Senator Elizabeth Warren wants the US Department of Justice to “take a hard look” at whether laws were violated when Jared Kushner, the presidential son-in-law who was widely seen as the Saudi Arabian royal family’s fixer inside Donald Trump’s White House, collected $2 billion from Saudi Crown Prince Mohammed bin Salman.
The Massachusetts Democrat signaled that she thinks Congress could also open up an inquiry into the kickback, er, “investment,” which watchdogs say stinks of corruption.
Kushner, the famously incompetent real estate developer whose name has become synonymous with nepotism, was frequently accused of doing the bidding of the Saudi royal family while he “served” as senior adviser in an administration headed by his wife’s father. Kushner ardently defended the prince, known as MBS, in the face of an international outcry over the grisly murder of journalist Jamal Khashoggi, which US intelligence agencies determined had been approved by the monarch. Kushner dismissed concerns about the horrific assault on Yemen by the Saudi military. He arranged to expand US military support for the dictatorship. And he pushed to dramatically increase US weapons sales to the Saudis, promoting a $110 billion deal even as outrage over the Khashoggi murder mounted.
Despite his close ties to Saudi Arabia’s oil-rich elites, Kushner’s scheming to secure a massive investment in the private equity fund he launched after leaving the White House in January 2021 ran into some initial challenges. There were whispers that Trump had finally figured out that everything his son-in-law touched fell apart. And a panel of financial experts employed by the Saudi royals to review requests for their money warned the overseers of Saudi Arabia’s $620 billion Public Investment Fund that Kushner lacked experience running an investment fund of the sort he proposed, was having trouble attracting investors in the United States, and was pitching a “proposal” for his Affinity Fund that was “unsatisfactory in all aspects.”
The warnings were dismissed and the Saudi fund—which is chaired by MBS—sent a couple billion Kushner’s way. How important was that “investment”? As of March 31, according to public filings, the Saudi money accounts for four-fifths of all the money Kushner’s fund is managing.
Revelations about the sordid deal made headlines last week in The New York Times and other major news outlets around the world, and this week the media and top Democrats are calling for investigations.
“If people actually cared about corruption by the president’s family members, Saudi Arabia giving Jared Kushner $2 billion would be the biggest story in America right now,” declared the watchdog group Citizens for Ethics & Responsibility in Washington on Monday. Former US secretary of labor Robert Reich noted how Kushner “cashes in” on his connection with Trump.

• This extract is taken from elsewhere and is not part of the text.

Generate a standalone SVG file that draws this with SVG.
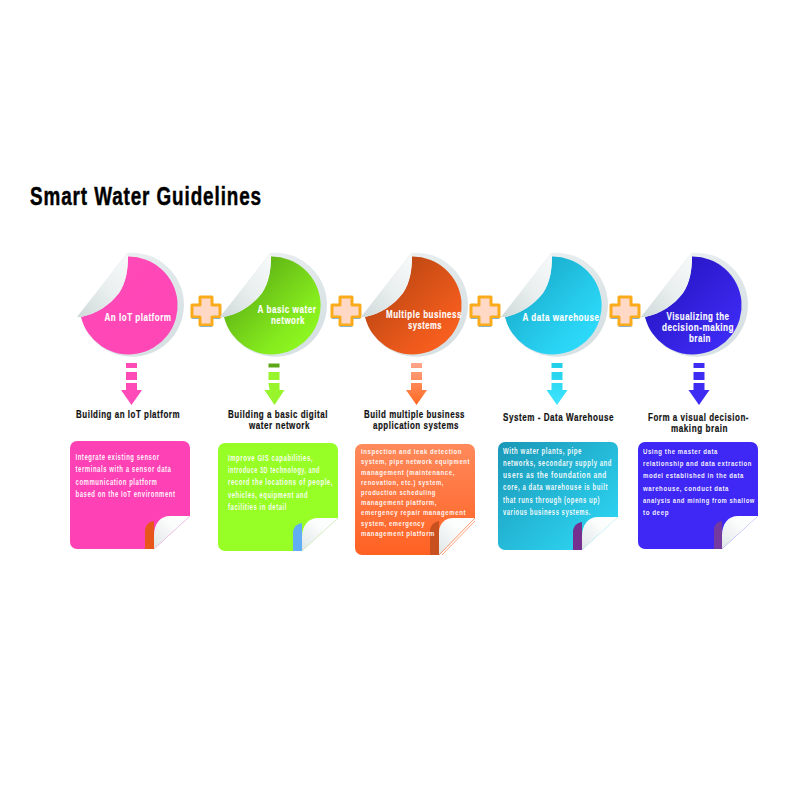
<svg xmlns="http://www.w3.org/2000/svg" width="800" height="800" viewBox="0 0 800 800">
<style>
text{font-family:"Liberation Sans",Arial,sans-serif;font-weight:700}
.title{font-size:25px;fill:#000;stroke:#000;stroke-width:.45px;letter-spacing:1.2px}
.head{font-size:10.5px;fill:#111;stroke:#111;stroke-width:.2px;letter-spacing:.7px}
.lab{font-size:11px;fill:#fff;text-anchor:middle;stroke:#fff;stroke-width:.15px;letter-spacing:.7px}
.body{font-size:8.4px;fill:#fff;fill-opacity:.94;letter-spacing:.75px}
#node-3 .body{font-size:7.8px}
#node-5 .body{font-size:8px}
</style>
<defs>
<linearGradient id="rim" x1="0" y1="0" x2="1" y2="1"><stop offset="0" stop-color="#f2f5f5"/><stop offset="1" stop-color="#d2dde1"/></linearGradient>
<linearGradient id="flap" x1="0" y1="1" x2="1" y2="0"><stop offset="0" stop-color="#cfd9d9"/><stop offset=".5" stop-color="#e9eeee"/><stop offset="1" stop-color="#f8fafa"/></linearGradient>
<linearGradient id="cornerFold" x1="0" y1="1" x2="1" y2="0"><stop offset="0" stop-color="#dfe6e6"/><stop offset=".6" stop-color="#fbfcfc"/><stop offset="1" stop-color="#fff"/></linearGradient>
<linearGradient id="c1" x1="0" y1="0" x2="1" y2="1"><stop offset="0" stop-color="#ff4bb8"/><stop offset="1" stop-color="#ff45b5"/></linearGradient>
<linearGradient id="c2" x1="0" y1="0" x2="1" y2="1"><stop offset="0" stop-color="#4f9a10"/><stop offset=".7" stop-color="#86ec1e"/><stop offset="1" stop-color="#94ff22"/></linearGradient>
<linearGradient id="c3" x1="0" y1="0" x2="1" y2="1"><stop offset="0" stop-color="#a8400e"/><stop offset=".7" stop-color="#ee5a1c"/><stop offset="1" stop-color="#ff6420"/></linearGradient>
<linearGradient id="c4" x1="0" y1="0" x2="1" y2="1"><stop offset="0" stop-color="#159fc0"/><stop offset=".7" stop-color="#29d2f2"/><stop offset="1" stop-color="#30e0ff"/></linearGradient>
<linearGradient id="c5" x1="0" y1="0" x2="1" y2="1"><stop offset="0" stop-color="#1f10b8"/><stop offset=".7" stop-color="#3a26ea"/><stop offset="1" stop-color="#4030ff"/></linearGradient>
<linearGradient id="card3" x1="0" y1="0" x2="0" y2="1"><stop offset="0" stop-color="#ff8a5c"/><stop offset="1" stop-color="#ff6122"/></linearGradient>
<linearGradient id="card4" x1="0" y1="0" x2="1" y2="1"><stop offset="0" stop-color="#1b97b6"/><stop offset="1" stop-color="#2fdcfa"/></linearGradient>
<linearGradient id="a3" x1="0" y1="0" x2="0" y2="1"><stop offset="0" stop-color="#ffa58a"/><stop offset="1" stop-color="#ff6a20"/></linearGradient>
<linearGradient id="a4" x1="0" y1="0" x2="0" y2="1"><stop offset="0" stop-color="#20d0e8"/><stop offset="1" stop-color="#40e4ff"/></linearGradient>
<g id="plus"><path d="M-6-14H6V-6H14V6H6V14H-6V6H-14V-6H-6Z" fill="#ffd9c6" stroke="#f9ab1c" stroke-width="3" stroke-linejoin="round"/><path d="M-14 7.500H-7M7 7.500H14M-6 15.500H6" stroke="#8fb2c4" stroke-width="1" fill="none"/></g>
<path id="rimShape" d="M-55 12L-5-52A52 52 0 1 1-50.600 12Z" fill="url(#rim)"/>
<path id="disc" d="M-4-48.500A49 49 0 1 1-51 12C-36 9-22 0-13-12-6-22-4-36-4-48.500Z"/>
<path id="flapShape" d="M-55 12L-5-51-4-48.500C-4-36-6-22-13-12-22 0-36 9-51 12Z" fill="url(#flap)"/>
<path id="arrowDash" d="M-5.500 0H5.500V5H-5.500ZM-5.500 9H5.500V17H-5.500ZM-5.500 20H5.500V27H10.500L0 42-10.500 27H-5.500Z"/>
<path id="foldShape" d="M0 33V19C0 8 6 0 16 0H36Z" fill="url(#cornerFold)"/>
</defs>

<text class="title" x="30" y="205" textLength="232" lengthAdjust="spacingAndGlyphs">Smart Water Guidelines</text>

<g id="connectors">
<use href="#plus" x="206" y="311"/>
<use href="#plus" x="346" y="311"/>
<use href="#plus" x="485" y="311"/>
<use href="#plus" x="625" y="311"/>
<use href="#arrowDash" x="131.500" y="363" fill="#ff4bb8"/>
<path d="M268.500 363.500h11v4h-11z" fill="#5da615"/><path d="M268.500 372h11v8h-11zM268.500 383h11v7h5l-10 15-10-15h5z" fill="#98f52c"/>
<use href="#arrowDash" x="416.500" y="363" fill="url(#a3)"/>
<use href="#arrowDash" x="557" y="363" fill="url(#a4)"/>
<use href="#arrowDash" x="699" y="363" fill="#3f2cf2"/>
</g>

<g id="node-1">
<g transform="translate(132 305)"><use href="#rimShape"/><use href="#disc" fill="url(#c1)"/><use href="#flapShape"/></g>
<text class="lab" x="138" y="321" textLength="67" lengthAdjust="spacingAndGlyphs">An IoT platform</text>
<text class="head" x="76" y="418" textLength="104" lengthAdjust="spacingAndGlyphs">Building an IoT platform</text>
<path d="M77 441H183a7 7 0 0 1 7 7V516L154 549H77a7 7 0 0 1-7-7V448a7 7 0 0 1 7-7Z" fill="#ff41b6"/>
<path d="M154 521C148 522 145 526 145 531V549H154Z" fill="#e9561c"/>
<use href="#foldShape" x="154" y="516"/>
<path d="M154 549L190 516" stroke="#e7c6ea" stroke-width=".8" fill="none"/>
<text class="body" x="75.500" y="460" textLength="84" lengthAdjust="spacingAndGlyphs">Integrate existing sensor</text>
<text class="body" x="75.500" y="472" textLength="96" lengthAdjust="spacingAndGlyphs">terminals with a sensor data</text>
<text class="body" x="75.500" y="484.500" textLength="82" lengthAdjust="spacingAndGlyphs">communication platform</text>
<text class="body" x="75.500" y="497" textLength="100" lengthAdjust="spacingAndGlyphs">based on the IoT environment</text>
</g>

<g id="node-2">
<g transform="translate(275 305)"><use href="#rimShape"/><use href="#disc" fill="url(#c2)"/><use href="#flapShape"/></g>
<text class="lab" x="287" y="313" textLength="59" lengthAdjust="spacingAndGlyphs">A basic water</text>
<text class="lab" x="288" y="323.500" textLength="34" lengthAdjust="spacingAndGlyphs">network</text>
<text class="head" x="228" y="418" textLength="100" lengthAdjust="spacingAndGlyphs">Building a basic digital</text>
<text class="head" x="249" y="428.500" textLength="61" lengthAdjust="spacingAndGlyphs">water network</text>
<path d="M225 443H331a7 7 0 0 1 7 7V518L302 551H225a7 7 0 0 1-7-7V450a7 7 0 0 1 7-7Z" fill="#98ff26"/>
<path d="M302 523C296 524 293 528 293 533V551H302Z" fill="#62aef5"/>
<use href="#foldShape" x="302" y="518"/>
<path d="M302 551L338 518" stroke="#d6e9c8" stroke-width=".8" fill="none"/>
<text class="body" x="228" y="461" textLength="85" lengthAdjust="spacingAndGlyphs">Improve GIS capabilities,</text>
<text class="body" x="228" y="473" textLength="92" lengthAdjust="spacingAndGlyphs">introduce 3D technology, and</text>
<text class="body" x="228" y="485" textLength="105" lengthAdjust="spacingAndGlyphs">record the locations of people,</text>
<text class="body" x="228" y="497.500" textLength="80" lengthAdjust="spacingAndGlyphs">vehicles, equipment and</text>
<text class="body" x="228" y="509.500" textLength="59" lengthAdjust="spacingAndGlyphs">facilities in detail</text>
</g>

<g id="node-3">
<g transform="translate(416 305)"><use href="#rimShape"/><use href="#disc" fill="url(#c3)"/><use href="#flapShape"/></g>
<text class="lab" x="424" y="318" textLength="76" lengthAdjust="spacingAndGlyphs">Multiple business</text>
<text class="lab" x="425" y="329" textLength="34" lengthAdjust="spacingAndGlyphs">systems</text>
<text class="head" x="364" y="418" textLength="101" lengthAdjust="spacingAndGlyphs">Build multiple business</text>
<text class="head" x="373" y="429" textLength="86" lengthAdjust="spacingAndGlyphs">application systems</text>
<path d="M362 444H468a7 7 0 0 1 7 7V518L439 555H362a7 7 0 0 1-7-7V451a7 7 0 0 1 7-7Z" fill="url(#card3)"/>
<path d="M439 521C434 522 430 526 430 531V555H439Z" fill="#c9501f"/>
<path d="M439 555V532C439 524 445 518 453 518H475Z" fill="url(#cornerFold)"/>
<path d="M439 555L475 518M442 555L475 521" stroke="#ff8a5c" stroke-width=".8" fill="none"/>
<text class="body" x="361" y="454" textLength="101" lengthAdjust="spacingAndGlyphs">Inspection and leak detection</text>
<text class="body" x="361" y="464" textLength="109" lengthAdjust="spacingAndGlyphs">system, pipe network equipment</text>
<text class="body" x="361" y="474.500" textLength="94" lengthAdjust="spacingAndGlyphs">management (maintenance,</text>
<text class="body" x="361" y="484.500" textLength="83" lengthAdjust="spacingAndGlyphs">renovation, etc.) system,</text>
<text class="body" x="361" y="494.500" textLength="75" lengthAdjust="spacingAndGlyphs">production scheduling</text>
<text class="body" x="361" y="505" textLength="76" lengthAdjust="spacingAndGlyphs">management platform,</text>
<text class="body" x="361" y="515" textLength="105" lengthAdjust="spacingAndGlyphs">emergency repair management</text>
<text class="body" x="361" y="525.500" textLength="64" lengthAdjust="spacingAndGlyphs">system, emergency</text>
<text class="body" x="361" y="535.500" textLength="74" lengthAdjust="spacingAndGlyphs">management platform</text>
</g>

<g id="node-4">
<g transform="translate(556 305)"><use href="#rimShape"/><use href="#disc" fill="url(#c4)"/><use href="#flapShape"/></g>
<text class="lab" x="561" y="321" textLength="77" lengthAdjust="spacingAndGlyphs">A data warehouse</text>
<text class="head" x="503" y="421" textLength="111" lengthAdjust="spacingAndGlyphs">System - Data Warehouse</text>
<path d="M505 442H611a7 7 0 0 1 7 7V517L582 550H505a7 7 0 0 1-7-7V449a7 7 0 0 1 7-7Z" fill="url(#card4)"/>
<path d="M582 522C576 523 573 527 573 532V550H582Z" fill="#75308f"/>
<use href="#foldShape" x="582" y="517"/>
<text class="body" x="503" y="454" textLength="79" lengthAdjust="spacingAndGlyphs">With water plants, pipe</text>
<text class="body" x="503" y="466" textLength="109" lengthAdjust="spacingAndGlyphs">networks, secondary supply and</text>
<text class="body" x="503" y="478" textLength="104" lengthAdjust="spacingAndGlyphs">users as the foundation and</text>
<text class="body" x="503" y="490" textLength="105" lengthAdjust="spacingAndGlyphs">core, a data warehouse is built</text>
<text class="body" x="503" y="502.500" textLength="97" lengthAdjust="spacingAndGlyphs">that runs through (opens up)</text>
<text class="body" x="503" y="515" textLength="88" lengthAdjust="spacingAndGlyphs">various business systems.</text>
</g>

<g id="node-5">
<g transform="translate(696 305)"><use href="#rimShape"/><use href="#disc" fill="url(#c5)"/><use href="#flapShape"/></g>
<text class="lab" x="698" y="320" textLength="63" lengthAdjust="spacingAndGlyphs">Visualizing the</text>
<text class="lab" x="698" y="331" textLength="72" lengthAdjust="spacingAndGlyphs">decision-making</text>
<text class="lab" x="700" y="342" textLength="22" lengthAdjust="spacingAndGlyphs">brain</text>
<text class="head" x="648" y="421" textLength="101" lengthAdjust="spacingAndGlyphs">Form a visual decision-</text>
<text class="head" x="671" y="432" textLength="57" lengthAdjust="spacingAndGlyphs">making brain</text>
<path d="M645 442H751a7 7 0 0 1 7 7V516L722 549H645a7 7 0 0 1-7-7V449a7 7 0 0 1 7-7Z" fill="#3f27f5"/>
<path d="M722 521C716 522 714 526 714 531V549H722Z" fill="#743a9f"/>
<use href="#foldShape" x="722" y="516"/>
<text class="body" x="643" y="454" textLength="75" lengthAdjust="spacingAndGlyphs">Using the master data</text>
<text class="body" x="643" y="466" textLength="109" lengthAdjust="spacingAndGlyphs">relationship and data extraction</text>
<text class="body" x="643" y="478" textLength="101" lengthAdjust="spacingAndGlyphs">model established in the data</text>
<text class="body" x="643" y="490.500" textLength="86" lengthAdjust="spacingAndGlyphs">warehouse, conduct data</text>
<text class="body" x="643" y="503" textLength="112" lengthAdjust="spacingAndGlyphs">analysis and mining from shallow</text>
<text class="body" x="643" y="515" textLength="26" lengthAdjust="spacingAndGlyphs">to deep</text>
</g>
</svg>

Journalist and MSNBC host Mehdi Hasan said the $2 billion “investment” by the Saudi’s in Kushner’s latest scheme represents “a huge story of both corruption and human rights abuses.”
But Warren’s intervention is the most consequential. Asked about the story during an interview on the podcast Pod Save America, the senator said, “I think there’s a question that the Department of Justice should take a really hard look to see if [the arrangement may] violate any of our criminal laws.”
The senator did not stop there. “I think this is a moment when Congress needs to do a lot more about corruption,” added Warren.
The Saudi deal is not the only potential crime involving Kushner that the DOJ and Congress should investigate. There is also the matter of his oversight of the Trump administration’s scandal-plagued “Project Airbridge” scheme, which I write about at length in my book Coronavirus Criminals and Pandemic Profiteers.
Kushner and his cronies arranged to use taxpayer money to fly medical equipment from overseas manufacturers to the United States at the height of the pandemic, but then let private corporations sell the supplies at a hefty profit. “Project Air Bridge—like the broader Trump Administration response to coronavirus—has been marked by delays, incompetence, confusion, and secrecy involving multiple Federal agencies and actors,” Senators Warren, Richard Blumenthal (D-Conn.), and Charles Schumer (D-N.Y.) wrote in a 2020 letter to the Pandemic Response Accountability Committee. That letter raised concerns about Project Airbridge’s misspending of tens of millions of taxpayer dollars and called for an inquiry.
There’s no question that Kushner’s Trump administration machinations merit a congressional inquiry. Nor should there be any question that Kushner’s post-Trump administration hustling of the Saudis merits a criminal investigation by the Department of Justice.